The Friday timing offers a crucial 48-hour buffer. By announcing a major sanction or a decisive political move after the close of trading on Friday afternoon, the architects of the policy grant the global financial system an entire weekend to absorb the news. Traders, analysts, and institutional investors have Saturday and Sunday to digest the implications, model the potential impact on supply, and formulate a reasoned response. This period of forced reflection prevents the kind of knee-jerk, automated trading that can amplify volatility and create market chaos. The news is out, but the market’s ability to react is temporarily suspended.
This strategy is not unique to the Venezuelan situation, but it is particularly pronounced given the country’s status as a petrostate. For instance, a review of recent escalations shows a clear preference for late-week announcements, such as the imposition of sanctions on key individuals or entities associated with the Venezuelan oil sector. By the time the markets reopen on Monday morning, the initial shock has dissipated. The financial community returns with a more measured, rational assessment of the situation, allowing for a more orderly price adjustment rather than a frantic scramble. The goal is not to eliminate the market impact, but to manage it, ensuring that geopolitical objectives are pursued without inadvertently triggering a global economic crisis through uncontrolled energy price spikes.

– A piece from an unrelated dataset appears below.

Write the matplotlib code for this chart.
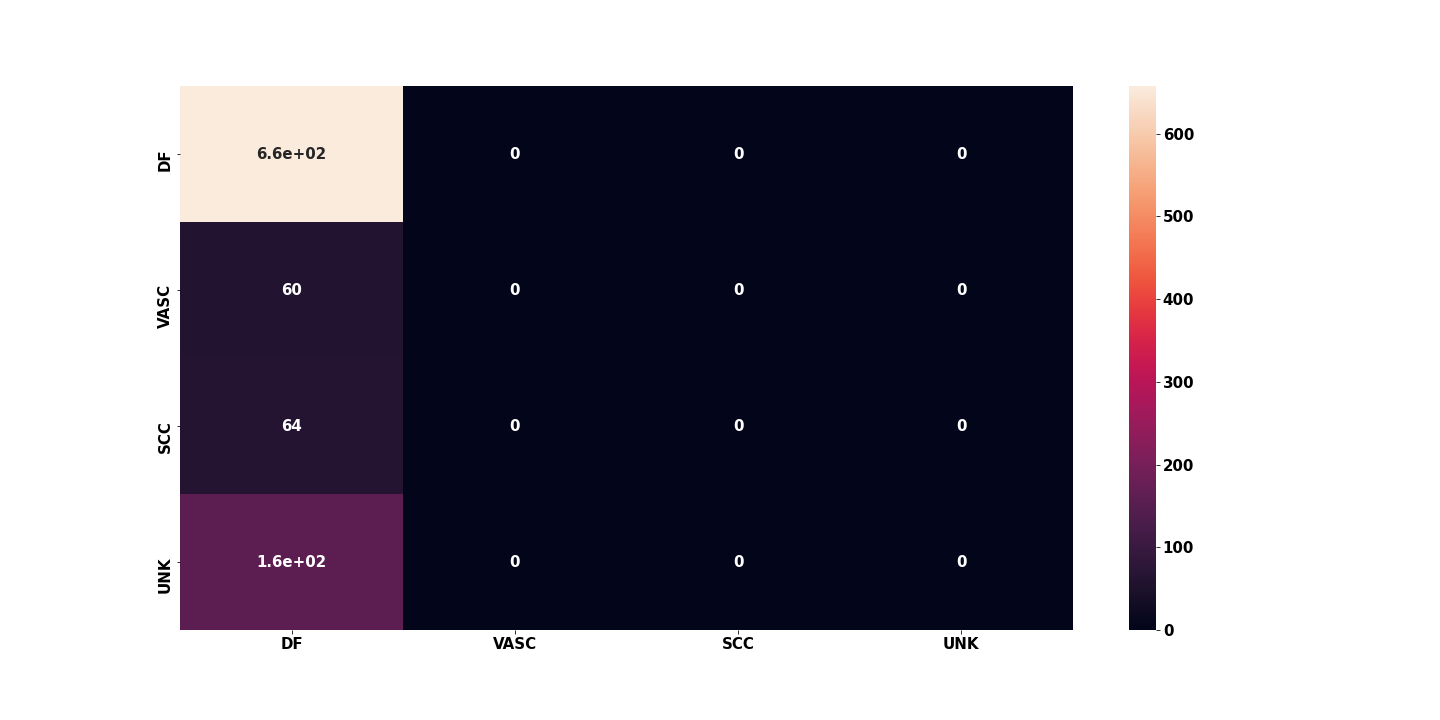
import numpy as np
import matplotlib
matplotlib.use("Agg")
import matplotlib.pyplot as plt
import seaborn as sns

labels = ["DF", "VASC", "SCC", "UNK"]
df_row = [657, 0, 0, 0]
vasc_row = [60, 0, 0, 0]
scc_row = [64, 0, 0, 0]
unk_row = [158, 0, 0, 0]

cm = np.array([df_row, vasc_row, scc_row, unk_row])

plt.rcParams["font.weight"] = "bold"
plt.rcParams["font.size"] = 15

fig, ax = plt.subplots(figsize=(20, 10), dpi=72)
sns.heatmap(cm, annot=True, xticklabels=labels, yticklabels=labels, ax=ax)
# older seaborn look: rotated y labels hanging below the tick
plt.setp(ax.get_yticklabels(), rotation=90, va="center_baseline")
fig.subplots_adjust(bottom=0.125)
fig.savefig("out.png")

Ultimately, the “Friday effect” reveals a profound understanding of the interconnectedness between foreign policy and financial stability. The decision to launch a political or economic “attack” on a Friday is a tacit acknowledgment that the primary concern, beyond the immediate political objective, is the stability of the global oil supply and the financial mechanisms that govern it. It is a cold, pragmatic calculation that prioritizes a controlled market response over the immediate, dramatic political impact that a mid-week announcement might achieve. The weekend, in this context, becomes a strategic tool, a necessary pause button pressed to ensure that the pursuit of political change does not come at the cost of global economic pandemonium.